Spot gold jumped 1.27% to $1,507.40 per ounce while U.S. gold futures rose 0.83% to $1,512.1. The gold-backed SPDR Gold Trust exchange-traded fund was down 0.82% at $140.15, with 874.51 tonnes of gold in trust on Friday.
Like gold, silver is seen as a safe-haven investment but the metal is also used in the production of consumer electronics goods as well as in the industrial sector, such as solar panels. Spot silver gained 2.96% to $17.94 per ounce.
The moves came after Saudi Arabia on Saturday shut down half its oil production after a series of strikes hit the world's largest oil processing facility. The attack was claimed by Yemen's Houthi rebels and the Trump administration has blamed Iran.

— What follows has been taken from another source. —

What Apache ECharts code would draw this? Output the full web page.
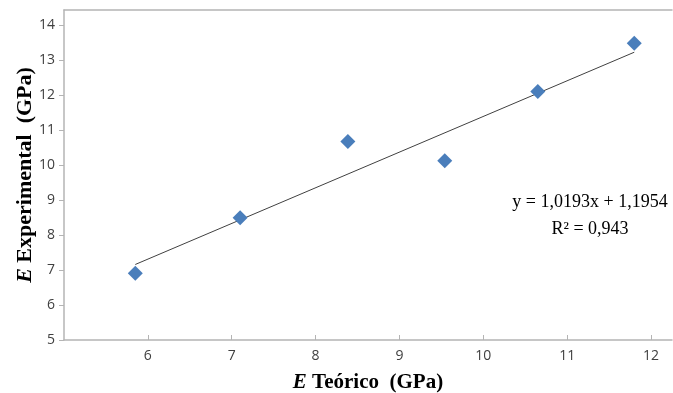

That closure is set to affect almost 5.7 million barrels of crude production a day, according to Saudi Aramco. That's about 5% of the world's daily oil production. In August, Saudi Arabia produced 9.85 million barrels per day, according to the data from the U.S. Energy Information Administration.
The Kingdom's energy minister said the attacks also led to a halt in gas production, which is set to reduce the supply of ethane and natural gas liquids by 50%.
U.S. crude and Brent prices jumped more than 9% each Monday morning during Asian hours.
The attack raised tensions in the Middle East after the United States blamed Tehran for the strikes, and called it an "unprecedented attack on world's energy supply." For his part, U.S. President Donald Trump said the U.S. is "locked and loaded," but his administration is waiting on Riyadh to determine who launched the strikes before proceeding on a course of action. Iran has dismissed those allegations as "meaningless."
Elsewhere, the U.S. Federal Open Market Committee is set to meet on Tuesday and Wednesday and markets expect the central bank to cut interest rates by a quarter point.
Global growth outlook remains subdued amid the ongoing trade war between the U.S. and China, which could potentially sustain demand for safe-haven assets. Chinese Premier Li Keqiang said in a recent interview that it is "very difficult" for the world's second-largest economy to maintain a growth rate at 6% or more.